• _TASK DETAILS_
Quote from the first line below through the line that contains "fid_mle = [0.272, 0.403, 0.636, 0.815, 0.91]", both included, and leave the pictures out.

• _RECORDED INFORMATION_
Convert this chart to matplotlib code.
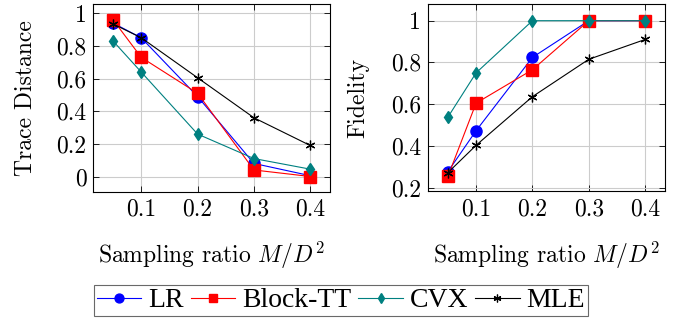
import matplotlib.pyplot as plt

plt.rcParams['font.family'] = 'serif'
plt.rcParams['font.serif'] = ['cmr10']
plt.rcParams['mathtext.fontset'] = 'cm'
plt.rcParams['axes.formatter.use_mathtext'] = True

ratios = [0.05, 0.1, 0.2, 0.3, 0.4]
methods = ['LR', 'Block-TT', 'CVX', 'MLE']

trace_lr = [0.94, 0.85, 0.49, 0.08, 0.005]
trace_tt = [0.96, 0.73, 0.51, 0.04, 0.0]
trace_cvx = [0.83, 0.64, 0.26, 0.11, 0.045]
trace_mle = [0.935, 0.85, 0.605, 0.36, 0.19]

fid_lr = [0.277, 0.473, 0.824, 1.0, 1.0]
fid_tt = [0.254, 0.605, 0.765, 1.0, 1.0]
fid_cvx = [0.538, 0.75, 1.0, 1.0, 1.0]
fid_mle = [0.272, 0.403, 0.636, 0.815, 0.91]

styles = {
    'LR': dict(color='blue', marker='o', ms=8),
    'Block-TT': dict(color='red', marker='s', ms=8),
    'CVX': dict(color=(0, 0.5, 0.5), marker='d', ms=6),
    'MLE': dict(color='black', marker=(6, 2, 0), ms=7, mew=0.9),
}

fig = plt.figure(figsize=(6.94, 3.27), dpi=100)
ax1 = fig.add_axes([0.1345, 0.4138, 0.341, 0.574])
ax2 = fig.add_axes([0.617, 0.4159, 0.341, 0.5719])

def draw(ax, series, ylim, yticks, ylabel, lpad):
    for name, ys in zip(methods, series):
        st = dict(styles[name])
        ax.plot(ratios, ys, lw=0.8, label=name, zorder=3, **st)
    ax.set_xlim(0.015, 0.435)
    ax.set_ylim(*ylim)
    ax.set_xticks([0.1, 0.2, 0.3, 0.4])
    ax.set_xticklabels(['0.1', '0.2', '0.3', '0.4'])
    ax.set_yticks(yticks)
    ax.set_yticklabels(['1' if t == 1 else ('0' if t == 0 else '%.1f' % t) for t in yticks])
    ax.grid(True, color='#cccccc', lw=0.8)
    ax.tick_params(direction='in', top=True, right=True, labelsize=17, length=4, width=0.6, pad=5)
    for s in ax.spines.values():
        s.set_linewidth(0.8)
    ax.set_ylabel(ylabel, fontsize=17, labelpad=lpad)
    ax.set_xlabel(r'Sampling ratio $M/D^2$', fontsize=17, labelpad=14)

draw(ax1, [trace_lr, trace_tt, trace_cvx, trace_mle], (-0.093, 1.057),
     [0, 0.2, 0.4, 0.6, 0.8, 1.0], 'Trace Distance', 14)
draw(ax2, [fid_lr, fid_tt, fid_cvx, fid_mle], (0.184, 1.08),
     [0.2, 0.4, 0.6, 0.8, 1.0], 'Fidelity', 16)

handles, labels = ax1.get_legend_handles_labels()
leg = fig.legend(handles, labels, loc='center', bbox_to_anchor=(0.4914, 0.081), ncol=4,
                 prop={'family': 'Liberation Serif', 'size': 20}, frameon=True,
                 fancybox=False, edgecolor='#444444',
                 handlelength=1.6, handletextpad=0.25, columnspacing=0.25,
                 borderpad=0.1, borderaxespad=0, markerscale=0.8)
leg.get_frame().set_linewidth(0.8)

fig.savefig('out.png', dpi=100)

• _REPLY_
Convert this chart to matplotlib code.
import matplotlib.pyplot as plt

plt.rcParams['font.family'] = 'serif'
plt.rcParams['font.serif'] = ['cmr10']
plt.rcParams['mathtext.fontset'] = 'cm'
plt.rcParams['axes.formatter.use_mathtext'] = True

ratios = [0.05, 0.1, 0.2, 0.3, 0.4]
methods = ['LR', 'Block-TT', 'CVX', 'MLE']

trace_lr = [0.94, 0.85, 0.49, 0.08, 0.005]
trace_tt = [0.96, 0.73, 0.51, 0.04, 0.0]
trace_cvx = [0.83, 0.64, 0.26, 0.11, 0.045]
trace_mle = [0.935, 0.85, 0.605, 0.36, 0.19]

fid_lr = [0.277, 0.473, 0.824, 1.0, 1.0]
fid_tt = [0.254, 0.605, 0.765, 1.0, 1.0]
fid_cvx = [0.538, 0.75, 1.0, 1.0, 1.0]
fid_mle = [0.272, 0.403, 0.636, 0.815, 0.91]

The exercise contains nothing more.